Environmental Barrier

If highly treated water from water purification processes is discharged to a reservoir or groundwater, the time spent in storage before use is said to form an environmental barrier. Some believe this step is needed to put the water “back to nature” where it can mix with other sources and lose its identity because the public lacks knowledge of the water cycle and the word “nature” is helpful to enhance acceptance. Others suggest that blending the water into an existing water supply source is required in case there is an operational upset resulting from plant breakdowns or operator error. Some consider that the insistence on an environmental barrier indicates that something is wrong with the water and it needs further treatment in the environment or the utility lacks faith in its technology and operators. However, no consensus exists whether the environmental barrier attenuates or amplifies public concern. The notion of an environmental barrier may have come from a prior time when technology was not as robust as it is today and dilution and delay were needed to improve the quality of the effluent.
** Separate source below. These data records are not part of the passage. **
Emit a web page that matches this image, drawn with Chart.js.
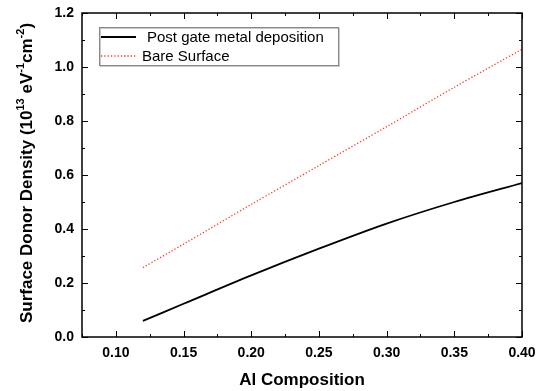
<!DOCTYPE html>
<html>
<head>
<meta charset="utf-8">
<script src="https://cdn.jsdelivr.net/npm/chart.js@4.4.0/dist/chart.umd.min.js"></script>
<style>
  html, body { margin: 0; padding: 0; background: #fff; }
  #wrap { width: 537px; height: 391px; }
</style>
</head>
<body>
<div id="wrap"><canvas id="chart" width="537" height="391"></canvas></div>
<script>
// Al composition (x) and surface donor density in 1e13 eV^-1 cm^-2
const composition = [0.12, 0.15, 0.20, 0.25, 0.30, 0.35, 0.40];
const postGate = [0.060, 0.123, 0.228, 0.327, 0.420, 0.500, 0.570];
const bareSurface = [0.257, 0.344, 0.491, 0.635, 0.779, 0.925, 1.066];

const xTicks = [0.10, 0.15, 0.20, 0.25, 0.30, 0.35, 0.40];
const yTicks = [0.0, 0.2, 0.4, 0.6, 0.8, 1.0, 1.2];

const seriesNames = ['Post gate metal deposition', 'Bare Surface'];

const toPoints = ys => composition.map((x, i) => ({ x: x, y: ys[i] }));

// inward ticks on all four sides, major + minor
const frameTicks = {
  id: 'frameTicks',
  afterDraw(chart) {
    const { ctx, chartArea: a, scales: { x, y } } = chart;
    ctx.save();
    ctx.strokeStyle = '#000';
    ctx.lineWidth = 1;
    ctx.beginPath();
    const xMinor = [];
    for (let v = 0.075; v <= 0.4001; v += 0.025) xMinor.push(v);
    xMinor.forEach(v => {
      const px = Math.round(x.getPixelForValue(v)) + 0.5;
      const major = xTicks.some(t => Math.abs(t - v) < 1e-6);
      const len = major ? 6 : 3;
      ctx.moveTo(px, a.bottom); ctx.lineTo(px, a.bottom - len);
      ctx.moveTo(px, a.top); ctx.lineTo(px, a.top + len);
    });
    for (let v = 0; v <= 1.2001; v += 0.1) {
      const py = Math.round(y.getPixelForValue(v)) + 0.5;
      const major = yTicks.some(t => Math.abs(t - v) < 1e-6);
      const len = major ? 6 : 3;
      ctx.moveTo(a.left, py); ctx.lineTo(a.left + len, py);
      ctx.moveTo(a.right, py); ctx.lineTo(a.right - len, py);
    }
    ctx.stroke();
    ctx.lineWidth = 1.5;
    ctx.strokeRect(a.left, a.top, a.right - a.left, a.bottom - a.top);
    ctx.restore();
  }
};

// boxed legend in the upper-left corner
const boxLegend = {
  id: 'boxLegend',
  afterDraw(chart) {
    const { ctx } = chart;
    const bx = 99, by = 27, bw = 239, bh = 38;
    ctx.save();
    ctx.fillStyle = '#fff';
    ctx.fillRect(bx, by, bw, bh);
    ctx.strokeStyle = '#c8c8c8';
    ctx.lineWidth = 1;
    ctx.strokeRect(bx + 1.5, by + 1.5, bw, bh);
    ctx.strokeStyle = '#888';
    ctx.strokeRect(bx + 0.5, by + 0.5, bw, bh);
    chart.data.datasets.forEach((ds, i) => {
      const ly = by + 10 + i * 19;
      ctx.beginPath();
      ctx.strokeStyle = ds.borderColor;
      ctx.lineWidth = ds.borderWidth;
      ctx.setLineDash(ds.borderDash || []);
      ctx.moveTo(bx + 2, ly); ctx.lineTo(bx + 37, ly);
      ctx.stroke();
      ctx.setLineDash([]);
      ctx.fillStyle = '#000';
      ctx.font = '15px "Liberation Sans", Arial, sans-serif';
      ctx.textBaseline = 'middle';
      ctx.fillText(ds.label, bx + (i === 0 ? 48 : 43), ly + 1);
    });
    ctx.restore();
  }
};

// rotated y title with superscripts
const yTitle = {
  id: 'yTitle',
  afterDraw(chart) {
    const { ctx, chartArea: a } = chart;
    const parts = [
      ['Surface Donor Density (10', false], ['13', true], [' eV', false],
      ['-1', true], ['cm', false], ['-2', true], [')', false]
    ];
    const big = 'bold 17px "Liberation Sans", Arial, sans-serif';
    const small = 'bold 11px "Liberation Sans", Arial, sans-serif';
    ctx.save();
    let total = 0;
    parts.forEach(([t, sup]) => { ctx.font = sup ? small : big; total += ctx.measureText(t).width; });
    ctx.translate(32, (a.top + a.bottom) / 2 - 2);
    ctx.rotate(-Math.PI / 2);
    ctx.fillStyle = '#000';
    ctx.textBaseline = 'alphabetic';
    let cx = -total / 2;
    parts.forEach(([t, sup]) => {
      ctx.font = sup ? small : big;
      ctx.fillText(t, cx, sup ? -8 : 0);
      cx += ctx.measureText(t).width;
    });
    ctx.restore();
  }
};

const tickFont = { family: '"Liberation Sans", Arial, sans-serif', size: 14, weight: 'bold' };

new Chart(document.getElementById('chart'), {
  type: 'line',
  data: {
    datasets: [
      {
        label: seriesNames[0],
        data: toPoints(postGate),
        borderColor: '#000',
        borderWidth: 1.8,
        pointRadius: 0,
        tension: 0.3,
        fill: false
      },
      {
        label: seriesNames[1],
        data: toPoints(bareSurface),
        borderColor: '#ff3b2f',
        borderWidth: 1.3,
        borderDash: [1.3, 2],
        pointRadius: 0,
        tension: 0.3,
        fill: false
      }
    ]
  },
  options: {
    responsive: false,
    animation: false,
    layout: { padding: { top: 13, right: 15, bottom: 0, left: 0 } },
    plugins: { legend: { display: false }, tooltip: { enabled: false } },
    scales: {
      x: {
        type: 'linear',
        min: 0.075,
        max: 0.40,
        afterBuildTicks: s => { s.ticks = xTicks.map(v => ({ value: v })); },
        afterFit: s => { s.height = 54; s.paddingLeft = 0; s.paddingRight = 0; },
        grid: { display: false, drawTicks: false },
        border: { display: false },
        ticks: { font: tickFont, color: '#000', padding: 8, maxRotation: 0, callback: v => v.toFixed(2) },
        title: {
          display: true,
          text: 'Al Composition',
          color: '#000',
          font: { family: '"Liberation Sans", Arial, sans-serif', size: 17, weight: 'bold' },
          padding: { top: 0, bottom: 0 }
        }
      },
      y: {
        type: 'linear',
        min: 0,
        max: 1.2,
        afterBuildTicks: s => { s.ticks = yTicks.map(v => ({ value: v })); },
        afterFit: s => { s.width = 82; s.paddingTop = 0; s.paddingBottom = 0; },
        grid: { display: false, drawTicks: false },
        border: { display: false },
        ticks: { font: tickFont, color: '#000', padding: 8, callback: v => v.toFixed(1) }
      }
    }
  },
  plugins: [frameTicks, boxLegend, yTitle]
});
</script>
</body>
</html>
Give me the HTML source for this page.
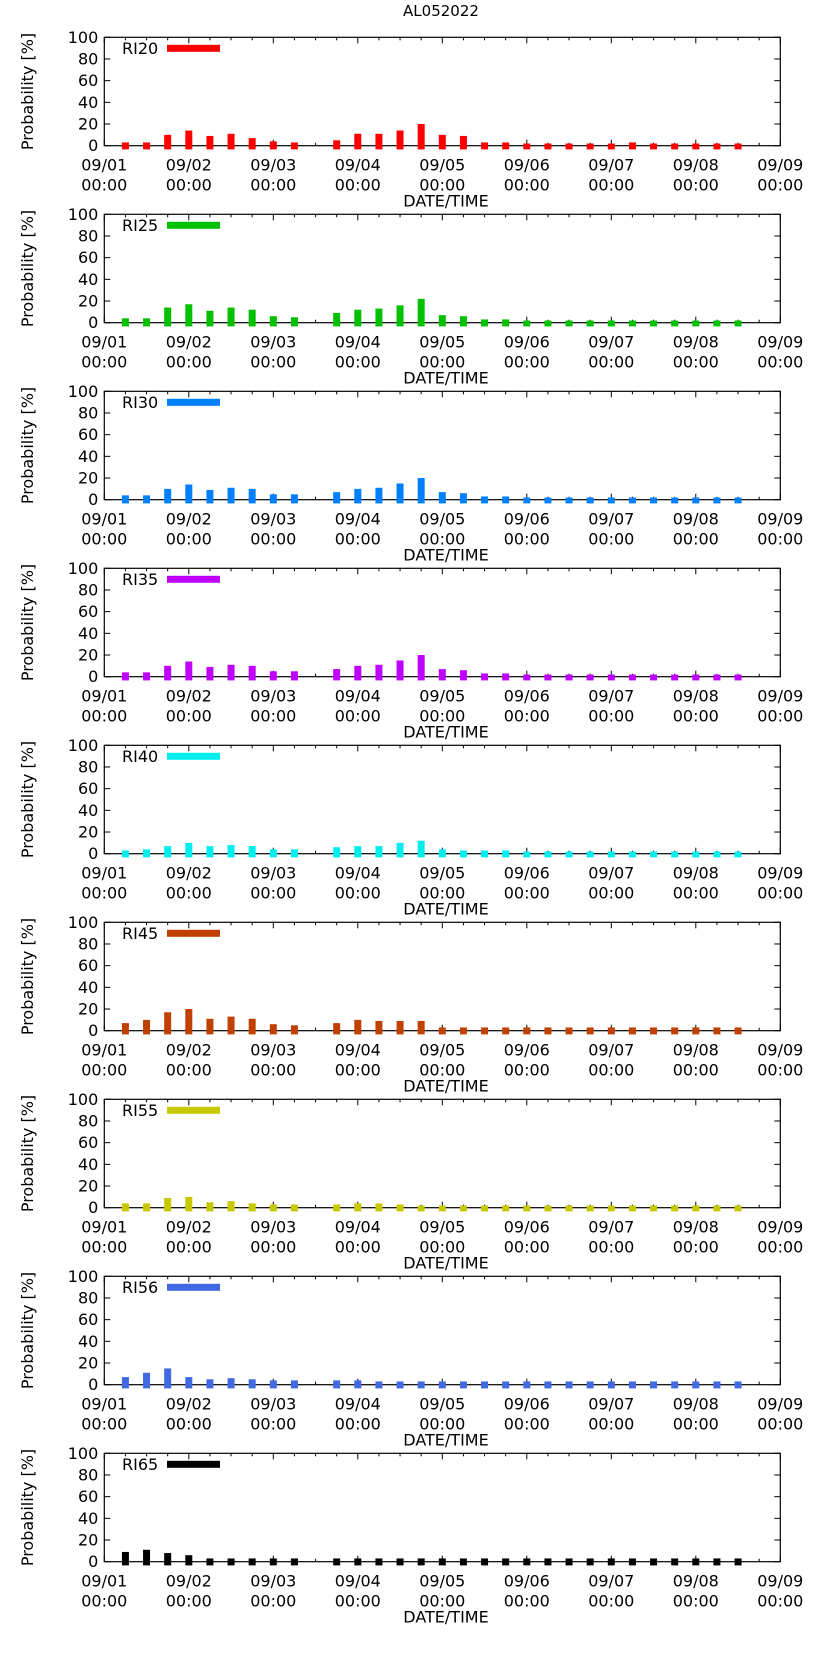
<!DOCTYPE html>
<html><head><meta charset="utf-8"><style>
html,body{margin:0;padding:0;background:#fff;}
svg text{font-family:"DejaVu Sans","Liberation Sans",sans-serif;fill:#000;}
</style></head><body>
<svg id="chart" width="822" height="1653" xmlns="http://www.w3.org/2000/svg">
<text x="441" y="16" font-size="15" text-anchor="middle">AL052022</text>
</svg>
<script>
const seriesNames = ["RI20","RI25","RI30","RI35","RI40","RI45","RI55","RI56","RI65"];
const seriesColors = ["#ff0000","#00c000","#0080ff","#c000ff","#00eeee","#c04000","#c8c800","#4169e1","#000000"];
const barHours = [6,12,18,24,30,36,42,48,54,66,72,78,84,90,96,102,108,114,120,126,132,138,144,150,156,162,168,174,180];
const v20 = [3,3,10,14,9,11,7,4,3, 5,11,11,14,20,10,9,3,3,2,2,2,2,2,3,2,2,2,2,2];
const v25 = [4,4,14,17,11,14,12,6,5, 9,12,13,16,22,7,6,3,3,2,2,2,2,2,2,2,2,2,2,2];
const v30 = [4,4,10,14,9,11,10,5,5, 7,10,11,15,20,7,6,3,3,2,2,2,2,2,2,2,2,2,2,2];
const v35 = [4,4,10,14,9,11,10,5,5, 7,10,11,15,20,7,6,3,3,2,2,2,2,2,2,2,2,2,2,2];
const v40 = [3,4,7,10,7,8,7,4,4, 6,7,7,10,12,4,3,3,3,2,2,2,2,2,2,2,2,2,2,2];
const v45 = [7,10,17,20,11,13,11,6,5, 7,10,9,9,9,3,3,3,3,3,3,3,3,3,3,3,3,3,3,3];
const v55 = [4,4,9,10,5,6,4,3,3, 3,4,4,3,2,2,2,2,2,2,2,2,2,2,2,2,2,2,2,2];
const v56 = [7,11,15,7,5,6,5,4,4, 4,4,3,3,3,3,3,3,3,3,3,3,3,3,3,3,3,3,3,3];
const v65 = [9,11,8,6,3,3,3,3,3, 3,3,3,3,3,3,3,3,3,3,3,3,3,3,3,3,3,3,3,3];
const seriesValues = [v20,v25,v30,v35,v40,v45,v55,v56,v65];
const yTicks = [0,20,40,60,80,100];
const xTickDays = ["09/01","09/02","09/03","09/04","09/05","09/06","09/07","09/08","09/09"];

const NS="http://www.w3.org/2000/svg";
const svg=document.getElementById('chart');
const L=104.3,R=780.3,PH=108.4,PITCH=177,TOP0=37.3;
function xScale(h){return L+(R-L)*h/192;}
function mk(tag,attrs,parent){const e=document.createElementNS(NS,tag);for(const k in attrs)e.setAttribute(k,attrs[k]);(parent||svg).appendChild(e);return e;}

seriesNames.forEach((name,i)=>{
  const top=TOP0+i*PITCH, bot=top+PH;
  const yScale=v=>bot-PH*v/100;
  const g=mk('g',{});
  
  
  // frame
  const f=mk('rect',{x:L,y:top,width:R-L,height:PH,fill:'none',stroke:'#000','stroke-width':1.2},g);
  
  
  // y ticks
  yTicks.forEach(t=>{
    const y=yScale(t);
    mk('line',{x1:L,x2:L+6,y1:y,y2:y,stroke:'#000'},g);
    mk('line',{x1:R-6,x2:R,y1:y,y2:y,stroke:'#000'},g);
    const tx=mk('text',{x:L-6,y:y+5.5,'font-size':16,'text-anchor':'end'},g);
    tx.textContent=t;
    
    
  });
  // x ticks
  for(let h=0;h<=192;h+=6){
    const x=xScale(h), len=(h%24===0)?6:3;
    mk('line',{x1:x,x2:x,y1:bot,y2:bot-len,stroke:'#000'},g);
    mk('line',{x1:x,x2:x,y1:top,y2:top+len,stroke:'#000'},g);
  }
  // bars (drawn over axis/ticks)
  seriesValues[i].forEach((v,j)=>{
    const x=xScale(barHours[j]);
    const b=mk('rect',{x:x-3.5,y:yScale(v),width:7,height:bot+3.7-yScale(v),fill:seriesColors[i]},g);
    
    
  });
  xTickDays.forEach((d,k)=>{
    const x=xScale(k*24);
    const t1=mk('text',{x:x,y:bot+25,'font-size':16,'text-anchor':'middle'},g);
    t1.textContent=d;
    
    
    const t2=mk('text',{x:x,y:bot+45,'font-size':16,'text-anchor':'middle'},g);
    t2.textContent='00:00';
    
    
  });
  const xl=mk('text',{x:446,y:bot+61,'font-size':16,'text-anchor':'middle'},g);
  xl.textContent='DATE/TIME';
  
  
  const yl=mk('text',{x:0,y:0,'font-size':16,'text-anchor':'middle',transform:'translate(33,'+(top+PH/2)+') rotate(-90)'},g);
  yl.textContent='Probability [%]';
  
  
  // legend
  const lt=mk('text',{x:122,y:top+16.5,'font-size':16},g);
  lt.textContent=name;
  
  
  const ll=mk('rect',{x:167,y:top+7.5,width:53,height:7,fill:seriesColors[i]},g);
  
  
});
</script>
</body></html>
There have been no studies to determine if, in fact, dilution and delay are needed for safety or whether proper treatment, by itself, without an environmental barrier can reliably produce water of appropriate quality. Modern-day technologies with a number of process safeguards produce a reliably high quality of water . Some reason that the environmental barrier could well be replaced with a simple storage tank that serves to dampen out flows to the downstream system as well as serve as a final quality measuring station.